» JOB
From the listing below, restate word for word the lines from the line containing "Reproduce this chart" down through the line containing "const TEXT = '#1f1f1f';". Exclude pictures.

[BEGIN DATA EXTRACT]

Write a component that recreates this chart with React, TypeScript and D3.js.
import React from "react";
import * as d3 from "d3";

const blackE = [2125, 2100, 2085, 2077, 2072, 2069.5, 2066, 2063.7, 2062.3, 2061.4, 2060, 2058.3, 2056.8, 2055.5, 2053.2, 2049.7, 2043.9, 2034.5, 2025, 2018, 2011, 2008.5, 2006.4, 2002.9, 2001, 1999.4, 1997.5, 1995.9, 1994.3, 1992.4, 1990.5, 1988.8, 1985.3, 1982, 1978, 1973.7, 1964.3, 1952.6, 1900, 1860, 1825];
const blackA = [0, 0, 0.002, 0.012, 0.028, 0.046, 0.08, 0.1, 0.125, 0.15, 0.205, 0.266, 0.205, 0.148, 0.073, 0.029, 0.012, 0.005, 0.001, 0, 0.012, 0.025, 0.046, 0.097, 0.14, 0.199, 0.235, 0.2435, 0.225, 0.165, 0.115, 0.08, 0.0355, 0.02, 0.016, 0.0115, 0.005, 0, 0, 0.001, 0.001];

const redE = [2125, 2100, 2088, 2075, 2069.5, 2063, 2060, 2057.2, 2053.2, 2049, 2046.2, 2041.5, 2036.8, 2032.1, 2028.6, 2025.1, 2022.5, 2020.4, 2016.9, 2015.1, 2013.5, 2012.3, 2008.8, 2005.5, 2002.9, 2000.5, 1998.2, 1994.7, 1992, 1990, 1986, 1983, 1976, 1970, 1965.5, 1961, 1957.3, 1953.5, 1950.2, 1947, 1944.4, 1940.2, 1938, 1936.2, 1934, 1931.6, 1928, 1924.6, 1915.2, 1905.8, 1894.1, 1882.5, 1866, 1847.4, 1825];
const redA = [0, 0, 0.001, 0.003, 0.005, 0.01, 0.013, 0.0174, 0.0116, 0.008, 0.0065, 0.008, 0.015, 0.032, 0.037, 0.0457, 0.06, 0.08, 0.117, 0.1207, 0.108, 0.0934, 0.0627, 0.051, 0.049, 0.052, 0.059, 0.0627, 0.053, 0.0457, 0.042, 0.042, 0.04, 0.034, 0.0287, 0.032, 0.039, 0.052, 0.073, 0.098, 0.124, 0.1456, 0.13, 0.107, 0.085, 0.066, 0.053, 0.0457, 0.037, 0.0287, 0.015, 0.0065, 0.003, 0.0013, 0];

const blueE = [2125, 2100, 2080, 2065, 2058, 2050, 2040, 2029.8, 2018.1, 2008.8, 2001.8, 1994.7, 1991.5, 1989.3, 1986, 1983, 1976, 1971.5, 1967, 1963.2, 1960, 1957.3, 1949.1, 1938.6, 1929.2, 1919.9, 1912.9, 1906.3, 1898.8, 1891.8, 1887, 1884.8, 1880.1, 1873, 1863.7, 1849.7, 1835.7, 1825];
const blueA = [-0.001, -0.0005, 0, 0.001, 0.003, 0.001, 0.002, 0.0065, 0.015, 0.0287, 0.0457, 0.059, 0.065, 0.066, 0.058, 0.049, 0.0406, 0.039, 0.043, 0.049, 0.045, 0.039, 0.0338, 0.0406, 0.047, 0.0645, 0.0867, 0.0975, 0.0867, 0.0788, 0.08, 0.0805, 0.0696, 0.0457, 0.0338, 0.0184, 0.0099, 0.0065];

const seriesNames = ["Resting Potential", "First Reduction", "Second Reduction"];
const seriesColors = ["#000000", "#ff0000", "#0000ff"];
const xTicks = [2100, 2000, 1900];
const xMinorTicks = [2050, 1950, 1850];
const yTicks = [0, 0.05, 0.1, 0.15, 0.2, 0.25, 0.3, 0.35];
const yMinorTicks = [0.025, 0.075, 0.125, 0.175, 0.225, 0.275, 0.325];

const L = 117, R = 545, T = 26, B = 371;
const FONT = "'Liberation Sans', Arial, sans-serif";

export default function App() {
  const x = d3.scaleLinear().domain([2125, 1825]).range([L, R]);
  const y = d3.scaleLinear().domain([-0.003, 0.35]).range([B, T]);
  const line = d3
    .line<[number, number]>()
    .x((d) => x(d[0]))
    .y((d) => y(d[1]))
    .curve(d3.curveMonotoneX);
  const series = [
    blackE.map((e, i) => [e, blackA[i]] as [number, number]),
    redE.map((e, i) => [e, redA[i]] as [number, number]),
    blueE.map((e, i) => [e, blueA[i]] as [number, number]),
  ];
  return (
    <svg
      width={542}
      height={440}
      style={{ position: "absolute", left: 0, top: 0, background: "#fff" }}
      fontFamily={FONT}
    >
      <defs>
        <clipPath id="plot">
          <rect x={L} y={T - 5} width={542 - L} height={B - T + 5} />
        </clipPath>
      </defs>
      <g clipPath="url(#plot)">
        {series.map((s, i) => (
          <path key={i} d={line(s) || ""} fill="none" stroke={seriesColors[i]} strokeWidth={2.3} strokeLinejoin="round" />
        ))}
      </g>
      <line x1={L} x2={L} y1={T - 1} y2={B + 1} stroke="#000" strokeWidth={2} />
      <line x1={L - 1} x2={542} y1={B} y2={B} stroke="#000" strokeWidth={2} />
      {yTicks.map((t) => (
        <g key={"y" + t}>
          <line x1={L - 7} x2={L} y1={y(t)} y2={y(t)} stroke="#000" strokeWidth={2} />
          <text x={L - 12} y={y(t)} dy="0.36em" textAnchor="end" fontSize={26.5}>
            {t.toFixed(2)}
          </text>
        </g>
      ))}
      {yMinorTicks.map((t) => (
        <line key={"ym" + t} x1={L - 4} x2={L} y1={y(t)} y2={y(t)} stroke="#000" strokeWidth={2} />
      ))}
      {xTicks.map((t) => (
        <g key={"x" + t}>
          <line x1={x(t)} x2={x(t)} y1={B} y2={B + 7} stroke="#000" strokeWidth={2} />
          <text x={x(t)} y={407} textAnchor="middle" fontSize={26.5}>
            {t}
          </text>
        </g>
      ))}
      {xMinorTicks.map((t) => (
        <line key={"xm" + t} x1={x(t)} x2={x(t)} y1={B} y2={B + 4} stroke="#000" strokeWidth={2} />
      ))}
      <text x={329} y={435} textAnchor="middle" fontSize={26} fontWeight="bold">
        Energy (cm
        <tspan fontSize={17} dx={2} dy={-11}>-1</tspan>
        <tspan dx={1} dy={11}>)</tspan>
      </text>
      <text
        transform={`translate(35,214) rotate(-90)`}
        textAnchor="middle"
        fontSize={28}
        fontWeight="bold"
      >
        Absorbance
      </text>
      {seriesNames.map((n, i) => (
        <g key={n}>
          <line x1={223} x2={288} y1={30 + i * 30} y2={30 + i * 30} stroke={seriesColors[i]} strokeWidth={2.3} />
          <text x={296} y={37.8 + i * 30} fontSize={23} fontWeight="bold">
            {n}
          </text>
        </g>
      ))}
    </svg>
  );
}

[END DATA EXTRACT]
[BEGIN DATA EXTRACT]

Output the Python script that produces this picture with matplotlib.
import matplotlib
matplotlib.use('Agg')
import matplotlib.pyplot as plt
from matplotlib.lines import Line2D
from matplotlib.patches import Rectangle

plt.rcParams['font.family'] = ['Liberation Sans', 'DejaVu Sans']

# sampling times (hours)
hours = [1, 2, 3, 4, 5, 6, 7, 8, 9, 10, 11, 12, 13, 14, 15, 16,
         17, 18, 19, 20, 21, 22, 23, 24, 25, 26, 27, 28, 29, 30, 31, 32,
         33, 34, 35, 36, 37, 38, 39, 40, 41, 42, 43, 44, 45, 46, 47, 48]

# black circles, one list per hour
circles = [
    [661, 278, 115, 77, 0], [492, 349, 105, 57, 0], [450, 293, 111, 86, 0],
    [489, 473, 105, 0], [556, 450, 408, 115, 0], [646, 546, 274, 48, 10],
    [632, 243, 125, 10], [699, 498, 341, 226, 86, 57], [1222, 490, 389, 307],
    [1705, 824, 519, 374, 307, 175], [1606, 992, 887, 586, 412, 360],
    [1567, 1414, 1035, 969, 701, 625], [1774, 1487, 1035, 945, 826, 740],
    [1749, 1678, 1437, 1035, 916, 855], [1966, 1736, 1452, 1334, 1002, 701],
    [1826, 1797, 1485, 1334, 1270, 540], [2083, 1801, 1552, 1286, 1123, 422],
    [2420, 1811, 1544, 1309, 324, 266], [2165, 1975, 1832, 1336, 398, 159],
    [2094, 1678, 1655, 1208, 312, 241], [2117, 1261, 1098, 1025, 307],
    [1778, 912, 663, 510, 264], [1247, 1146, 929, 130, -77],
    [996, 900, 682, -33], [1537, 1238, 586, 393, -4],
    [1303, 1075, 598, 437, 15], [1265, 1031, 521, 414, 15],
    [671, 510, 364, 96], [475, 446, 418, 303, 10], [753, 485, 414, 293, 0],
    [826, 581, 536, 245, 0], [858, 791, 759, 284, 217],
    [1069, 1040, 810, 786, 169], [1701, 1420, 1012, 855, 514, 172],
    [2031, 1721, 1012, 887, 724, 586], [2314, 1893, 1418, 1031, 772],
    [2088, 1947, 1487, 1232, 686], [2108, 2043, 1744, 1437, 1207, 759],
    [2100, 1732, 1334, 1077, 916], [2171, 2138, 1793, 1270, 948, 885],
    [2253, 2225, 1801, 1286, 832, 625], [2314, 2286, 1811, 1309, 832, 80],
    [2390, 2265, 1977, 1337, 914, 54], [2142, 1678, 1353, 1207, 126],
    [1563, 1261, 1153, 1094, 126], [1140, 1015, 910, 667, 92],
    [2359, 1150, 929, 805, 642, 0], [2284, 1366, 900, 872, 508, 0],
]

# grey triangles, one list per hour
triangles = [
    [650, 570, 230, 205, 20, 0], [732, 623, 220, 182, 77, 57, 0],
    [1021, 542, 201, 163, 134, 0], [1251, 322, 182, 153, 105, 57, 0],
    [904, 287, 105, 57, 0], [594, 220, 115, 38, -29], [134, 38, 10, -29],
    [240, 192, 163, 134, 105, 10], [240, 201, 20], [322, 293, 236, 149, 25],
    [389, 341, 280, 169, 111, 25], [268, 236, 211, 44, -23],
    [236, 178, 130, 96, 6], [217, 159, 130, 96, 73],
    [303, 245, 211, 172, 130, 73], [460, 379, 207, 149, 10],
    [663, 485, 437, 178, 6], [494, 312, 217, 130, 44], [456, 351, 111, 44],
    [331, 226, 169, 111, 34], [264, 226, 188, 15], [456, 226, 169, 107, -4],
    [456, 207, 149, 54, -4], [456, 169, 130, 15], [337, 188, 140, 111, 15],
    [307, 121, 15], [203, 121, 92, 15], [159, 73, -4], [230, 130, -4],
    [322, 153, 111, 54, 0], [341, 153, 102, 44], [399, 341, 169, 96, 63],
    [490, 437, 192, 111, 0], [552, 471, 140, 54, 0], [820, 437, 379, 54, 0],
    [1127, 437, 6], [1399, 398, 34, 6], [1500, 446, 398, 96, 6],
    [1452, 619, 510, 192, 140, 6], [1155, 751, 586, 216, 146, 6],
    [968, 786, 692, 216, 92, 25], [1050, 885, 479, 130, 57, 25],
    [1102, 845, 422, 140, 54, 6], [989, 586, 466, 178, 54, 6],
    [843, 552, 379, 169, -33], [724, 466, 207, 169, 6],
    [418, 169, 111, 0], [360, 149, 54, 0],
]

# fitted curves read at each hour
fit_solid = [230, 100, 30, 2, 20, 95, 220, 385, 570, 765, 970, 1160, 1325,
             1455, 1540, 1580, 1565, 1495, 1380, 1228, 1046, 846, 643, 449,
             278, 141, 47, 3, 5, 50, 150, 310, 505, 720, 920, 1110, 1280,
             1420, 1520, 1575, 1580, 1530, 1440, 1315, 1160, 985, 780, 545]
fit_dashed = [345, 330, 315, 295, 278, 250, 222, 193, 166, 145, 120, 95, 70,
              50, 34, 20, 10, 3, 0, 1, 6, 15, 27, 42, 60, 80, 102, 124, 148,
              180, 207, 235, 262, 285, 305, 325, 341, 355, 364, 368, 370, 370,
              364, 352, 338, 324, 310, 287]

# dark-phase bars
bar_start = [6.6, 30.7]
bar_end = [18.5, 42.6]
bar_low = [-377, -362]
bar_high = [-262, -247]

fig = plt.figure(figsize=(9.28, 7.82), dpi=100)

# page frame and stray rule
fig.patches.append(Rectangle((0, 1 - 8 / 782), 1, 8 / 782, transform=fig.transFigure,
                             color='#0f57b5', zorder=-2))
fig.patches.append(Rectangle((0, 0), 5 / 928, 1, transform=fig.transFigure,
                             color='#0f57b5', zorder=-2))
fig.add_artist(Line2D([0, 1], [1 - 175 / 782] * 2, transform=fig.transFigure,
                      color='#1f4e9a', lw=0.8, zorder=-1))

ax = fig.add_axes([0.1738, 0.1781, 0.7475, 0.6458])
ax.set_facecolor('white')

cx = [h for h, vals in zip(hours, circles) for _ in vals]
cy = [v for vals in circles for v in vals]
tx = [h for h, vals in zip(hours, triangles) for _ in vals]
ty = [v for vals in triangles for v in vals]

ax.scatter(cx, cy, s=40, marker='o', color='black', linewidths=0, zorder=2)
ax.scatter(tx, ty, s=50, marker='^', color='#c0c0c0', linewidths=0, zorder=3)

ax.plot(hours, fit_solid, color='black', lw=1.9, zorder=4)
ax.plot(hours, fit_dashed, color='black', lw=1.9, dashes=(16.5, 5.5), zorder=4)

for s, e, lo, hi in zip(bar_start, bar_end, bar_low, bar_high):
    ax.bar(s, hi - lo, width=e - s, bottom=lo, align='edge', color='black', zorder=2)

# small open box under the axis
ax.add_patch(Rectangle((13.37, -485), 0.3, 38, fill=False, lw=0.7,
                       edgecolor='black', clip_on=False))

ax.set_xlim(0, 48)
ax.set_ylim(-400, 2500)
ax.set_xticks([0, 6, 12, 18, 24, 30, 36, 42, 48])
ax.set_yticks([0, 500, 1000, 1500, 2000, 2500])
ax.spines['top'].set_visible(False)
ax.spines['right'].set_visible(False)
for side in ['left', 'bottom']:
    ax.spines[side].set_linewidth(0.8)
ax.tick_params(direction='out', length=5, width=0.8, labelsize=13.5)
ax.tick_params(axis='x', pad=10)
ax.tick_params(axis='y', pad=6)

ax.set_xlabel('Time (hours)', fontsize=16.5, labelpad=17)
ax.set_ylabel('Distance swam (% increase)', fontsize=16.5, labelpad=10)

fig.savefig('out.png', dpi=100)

[END DATA EXTRACT]
[BEGIN DATA EXTRACT]

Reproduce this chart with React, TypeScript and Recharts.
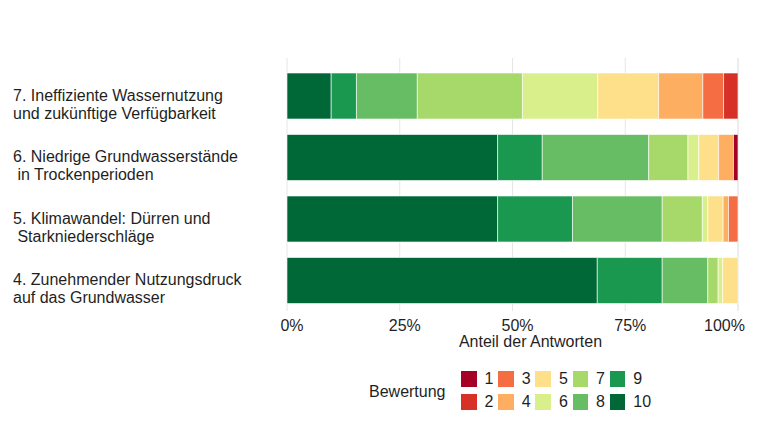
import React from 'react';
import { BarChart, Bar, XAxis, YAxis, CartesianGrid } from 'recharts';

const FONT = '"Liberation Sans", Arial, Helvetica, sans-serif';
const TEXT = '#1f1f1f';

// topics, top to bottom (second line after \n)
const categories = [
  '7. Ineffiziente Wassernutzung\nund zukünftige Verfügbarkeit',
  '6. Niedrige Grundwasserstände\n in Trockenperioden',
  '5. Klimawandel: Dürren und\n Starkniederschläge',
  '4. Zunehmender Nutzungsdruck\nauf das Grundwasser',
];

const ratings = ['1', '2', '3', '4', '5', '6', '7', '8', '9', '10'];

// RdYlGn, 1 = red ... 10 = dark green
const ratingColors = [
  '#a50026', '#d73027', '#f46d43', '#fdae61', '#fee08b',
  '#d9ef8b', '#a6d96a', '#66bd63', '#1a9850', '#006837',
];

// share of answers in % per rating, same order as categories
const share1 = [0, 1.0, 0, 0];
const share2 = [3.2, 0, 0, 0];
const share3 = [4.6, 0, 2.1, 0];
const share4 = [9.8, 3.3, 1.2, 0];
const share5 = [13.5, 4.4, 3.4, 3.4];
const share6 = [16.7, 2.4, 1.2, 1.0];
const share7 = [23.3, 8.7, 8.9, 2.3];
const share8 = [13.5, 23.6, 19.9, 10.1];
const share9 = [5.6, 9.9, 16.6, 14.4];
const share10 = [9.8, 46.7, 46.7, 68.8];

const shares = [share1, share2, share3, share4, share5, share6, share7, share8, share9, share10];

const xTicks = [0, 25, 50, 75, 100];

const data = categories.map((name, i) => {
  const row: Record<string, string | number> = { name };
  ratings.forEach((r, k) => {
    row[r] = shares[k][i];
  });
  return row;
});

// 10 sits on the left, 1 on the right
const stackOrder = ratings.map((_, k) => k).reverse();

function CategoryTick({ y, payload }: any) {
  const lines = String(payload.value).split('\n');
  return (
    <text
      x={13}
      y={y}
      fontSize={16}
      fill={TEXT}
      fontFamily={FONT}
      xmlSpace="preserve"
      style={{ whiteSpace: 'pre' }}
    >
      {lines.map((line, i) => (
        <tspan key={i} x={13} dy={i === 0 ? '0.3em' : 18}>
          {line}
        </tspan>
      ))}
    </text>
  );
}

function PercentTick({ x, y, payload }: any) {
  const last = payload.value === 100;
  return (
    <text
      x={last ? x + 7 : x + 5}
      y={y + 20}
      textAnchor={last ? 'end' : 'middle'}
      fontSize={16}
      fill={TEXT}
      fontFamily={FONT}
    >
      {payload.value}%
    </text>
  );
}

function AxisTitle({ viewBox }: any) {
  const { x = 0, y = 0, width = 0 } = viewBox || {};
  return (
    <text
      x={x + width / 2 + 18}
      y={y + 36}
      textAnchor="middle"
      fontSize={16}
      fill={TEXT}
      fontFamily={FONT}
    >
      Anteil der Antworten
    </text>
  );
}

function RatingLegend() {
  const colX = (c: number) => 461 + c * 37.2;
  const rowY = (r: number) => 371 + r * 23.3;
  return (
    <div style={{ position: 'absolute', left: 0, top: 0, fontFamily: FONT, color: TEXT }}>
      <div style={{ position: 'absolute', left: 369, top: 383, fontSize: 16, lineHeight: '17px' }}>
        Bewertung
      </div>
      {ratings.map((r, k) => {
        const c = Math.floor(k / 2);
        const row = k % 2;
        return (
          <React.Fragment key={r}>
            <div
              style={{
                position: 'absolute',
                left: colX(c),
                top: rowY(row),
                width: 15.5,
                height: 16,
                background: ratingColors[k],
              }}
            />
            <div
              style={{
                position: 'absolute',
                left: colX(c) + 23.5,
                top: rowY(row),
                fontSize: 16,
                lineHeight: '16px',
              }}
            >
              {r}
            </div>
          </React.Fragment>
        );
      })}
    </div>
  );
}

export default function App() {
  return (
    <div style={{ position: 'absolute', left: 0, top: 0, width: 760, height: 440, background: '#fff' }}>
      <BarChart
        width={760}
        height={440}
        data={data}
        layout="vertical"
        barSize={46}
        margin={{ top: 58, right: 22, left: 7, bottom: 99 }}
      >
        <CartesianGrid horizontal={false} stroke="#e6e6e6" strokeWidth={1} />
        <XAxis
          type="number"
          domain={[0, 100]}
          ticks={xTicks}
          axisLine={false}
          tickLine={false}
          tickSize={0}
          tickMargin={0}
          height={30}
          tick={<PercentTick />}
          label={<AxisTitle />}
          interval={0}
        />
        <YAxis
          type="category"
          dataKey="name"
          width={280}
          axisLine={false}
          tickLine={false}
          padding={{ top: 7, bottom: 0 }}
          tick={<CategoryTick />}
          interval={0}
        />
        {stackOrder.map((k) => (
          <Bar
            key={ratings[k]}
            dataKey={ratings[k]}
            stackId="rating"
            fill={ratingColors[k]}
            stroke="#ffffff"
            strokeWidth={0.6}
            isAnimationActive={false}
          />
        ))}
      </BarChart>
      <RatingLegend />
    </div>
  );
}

[END DATA EXTRACT]

» OUTPUT FOR THIS EXERCISE
Reproduce this chart with React, TypeScript and Recharts.
import React from 'react';
import { BarChart, Bar, XAxis, YAxis, CartesianGrid } from 'recharts';

const FONT = '"Liberation Sans", Arial, Helvetica, sans-serif';
const TEXT = '#1f1f1f';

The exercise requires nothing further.